July 21st, 2012 / By Angelo Lorenzo / No Comments

Adobe Speedgrade CS6 is an extremely powerful color grading application. It’s still showing some growing pains in comparison to DaVinci Resolve but, as an Adobe fanboy, I tend to overlook some of the issues to stay within the creative suite. And, yes, I’m well aware that I’ve been on a kick about processing dailies. It’s a big part of a DIT‘s job on most productions… plus I need something to write about while I work behind the scenes on making the Redcine-X to ProRes on Windows workflow friendlier.

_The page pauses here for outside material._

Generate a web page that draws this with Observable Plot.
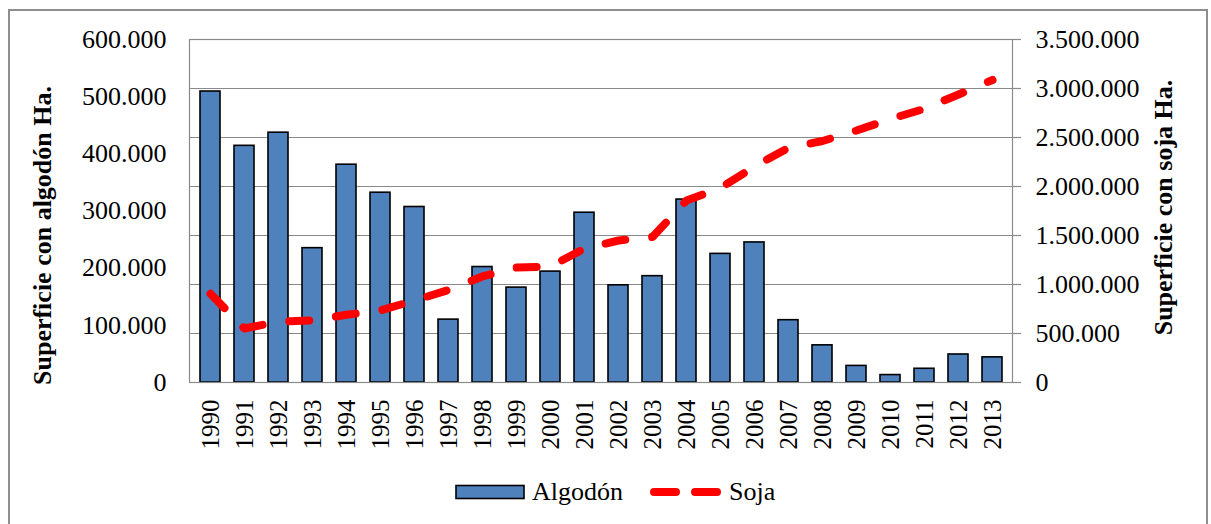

Speedgrade, like DaVinci Resolve, processes dailies in a very similar manner: You load your clips into one continuous timeline, add an overall adjustment, possibly tweak individual clips, and set your render to export multiple files. Documentation for Speedgrade is a bit lacking, so it’s not exactly crystal clear on what export render settings to use.

Background

If you haven’t already, check out these two Adobe TV episodes. These will walk you through most of the dailies process while the rest of this post will cover the render export settings in more detail, including how to maintain time code in your exported video files.

Step 1

When you have your clips loaded in your timeline, click the Settings tab in the upper right and in the left-hand pane, select Timecode. Set Timecode to “Always load timecode of all frames”. We want our dailies to have the same timecode as our originating clips, of course.

Step 2

Click the Output tab in the upper right. Set your destination folder. For file, clear out any current filename. You will notice an “M” button next to where you type the file name, click it. This allows you to set certain metadata attributes as the filename. Navigate to Common and select “Src.PathElement.0″. This is what forces Speedgrade to create a new clip every time one presents itself on the timeline. It’s mentioned in the Adobe TV video, but isn’t explicitly stated.

Step 3

In Format & Options, click “Other…”. If you are rendering out to MOV or Native MOV, you will need to check “Add a time code track”.

Step 4

Once you’ve saved a preset with time code enabled, you’ll be presented with some more options in the output section. To the right you’ll see Time code Source, set this to “Source”. You’re ready to hit Render.

Conclusion

Adobe Speedgrade CS6 is still lacking in some departments, like its inability to import MP4 and MXF wrapped files. If that is the case, like the last job I was on with the Canon C300, then you may want to color grade a still image and then import the Speedgrade .look file into After Effects so you can batch your dailies from there.